School Bus Accident Facts and Figures
To help keep our children safe when they are riding the school bus, it is important to understand some key facts and figures. According to an article in WebMD.com, school buses are, generally speaking, a safe mode of travel for your children. A spokesperson for the National Highway Traffic Safety Administration (NHTSA) emphasized that “the safety record of school transportation is just about untouched by any other mode.” The following statistics show the relative safety record of school transportation vehicles:
- School buses carry around 24 million students each year and travel a total of more than 4 billion miles, and they have a “rate of 0.2 deaths per 100 million miles traveled.” To put that figure in perspective, the rate of deaths in car accidents is about eight times that number.
- Between 1994 and 2004, only 71 school bus passengers died in bus accidents. Every year, more than 30,000 people sustain fatal injuries in auto accidents.
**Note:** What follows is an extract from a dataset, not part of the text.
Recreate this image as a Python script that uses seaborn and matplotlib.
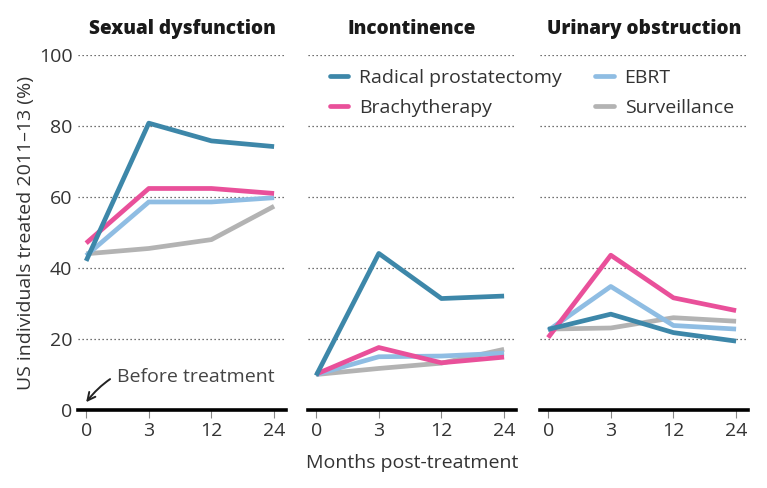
import numpy as np
import pandas as pd
import matplotlib
matplotlib.use("Agg")
import matplotlib.pyplot as plt
import seaborn as sns

months = ["0", "3", "12", "24"]
treatments = ["Radical prostatectomy", "Brachytherapy", "EBRT", "Surveillance"]
colors = ["#3d87a9", "#e9509a", "#8fbde3", "#b3b3b3"]
panels = ["Sexual dysfunction", "Incontinence", "Urinary obstruction"]

# values per treatment, same order as `treatments`
sexual = [
    [42, 80.8, 75.8, 74.2],
    [47, 62.4, 62.4, 61.0],
    [43.5, 58.6, 58.6, 59.8],
    [44, 45.5, 48, 57.4],
]
incontinence = [
    [9.7, 44.1, 31.4, 32.1],
    [10.1, 17.6, 13.3, 14.9],
    [10, 15.0, 15.2, 16.0],
    [10, 11.7, 13.2, 17.1],
]
obstruction = [
    [22.7, 27.0, 21.8, 19.4],
    [20.4, 43.6, 31.6, 28.0],
    [22.4, 34.8, 23.8, 22.8],
    [22.8, 23.1, 26.0, 25.0],
]

rows = []
for panel, vals in zip(panels, [sexual, incontinence, obstruction]):
    for t, series in zip(treatments, vals):
        for i, v in enumerate(series):
            rows.append({"panel": panel, "treatment": t, "pos": i, "value": v})
df = pd.DataFrame(rows)

sns.set_style("white")
plt.rcParams["font.family"] = ["Open Sans", "DejaVu Sans"]

fig = plt.figure(figsize=(7.67, 4.88), dpi=100)
lefts = [78 / 767, 308 / 767, 540 / 767]
w = 208 / 767
bottom = 1 - 410 / 488
h = (410 - 55) / 488
axes = [fig.add_axes([l, bottom, w, h]) for l in lefts]

for k, (ax, panel) in enumerate(zip(axes, panels)):
    for y in [20, 40, 60, 80, 100]:
        ax.axhline(y, color="#444444", lw=0.9, ls=(0, (1, 2.2)), zorder=0)
    sns.lineplot(data=df[df.panel == panel], x="pos", y="value", hue="treatment",
                 hue_order=treatments[::-1], palette=colors[::-1], lw=3.4,
                 ax=ax, legend=False, solid_capstyle="butt", zorder=3)
    ax.set_xlim(-0.13, 3.19)
    ax.set_ylim(0, 100)
    ax.set_xticks(range(4))
    ax.set_xticklabels(months)
    ax.set_title(panel, fontsize=13.7, fontweight="heavy", color="#1a1a1a", pad=15)
    for s in ["top", "right", "left"]:
        ax.spines[s].set_visible(False)
    ax.spines["bottom"].set_color("black")
    ax.spines["bottom"].set_linewidth(2.6)
    ax.spines["bottom"].set_zorder(5)
    ax.tick_params(axis="x", length=6, width=0.8, color="#888888", labelsize=14,
                   labelcolor="#333333", pad=3, bottom=True)
    ax.set_xlabel("")
    ax.set_ylabel("")
    if k == 0:
        ax.set_yticks([0, 20, 40, 60, 80, 100])
        ax.tick_params(axis="y", length=0, labelsize=14, labelcolor="#333333", pad=4)
    else:
        ax.set_yticks([])

axes[0].set_ylabel("US individuals treated 2011\u201313 (%)", fontsize=14, color="#333333",
                   labelpad=3)
axes[1].set_xlabel("Months post-treatment", fontsize=14, color="#333333", labelpad=10)

axes[0].annotate("Before treatment", xy=(0.0, 2.2), xytext=(0.49, 9.4),
                 fontsize=14, color="#444444", va="center", ha="left",
                 arrowprops=dict(arrowstyle="->", color="#222222", lw=1.4,
                                 connectionstyle="arc3,rad=0.4", shrinkA=3, shrinkB=0))

handles = [plt.Line2D([], [], color=c, lw=3.4) for c in colors]
fig.legend(handles, treatments, loc="upper left", ncol=2,
           bbox_to_anchor=(312 / 767, 1 - 51 / 488), frameon=False,
           fontsize=14, handlelength=0.95, handletextpad=0.55, columnspacing=1.75,
           labelspacing=0.62, labelcolor="#333333")

fig.savefig("out.png", dpi=100, facecolor="white")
- Students in New Jersey are required to wear lap belts on school buses. While these seat belts are not quite as safe as three-point restraints (or those that go over the lap and shoulder), they can help to prevent injuries.
Few serious and fatal injuries occur to students while they are riding in school buses. More injuries tend to occur when students are exiting or entering the school bus, or when they are waiting at a bus stop. Therefore, talk to your child about paying attention to safety rules on and off the bus at all times - especially when getting on or off, or waiting for the bus.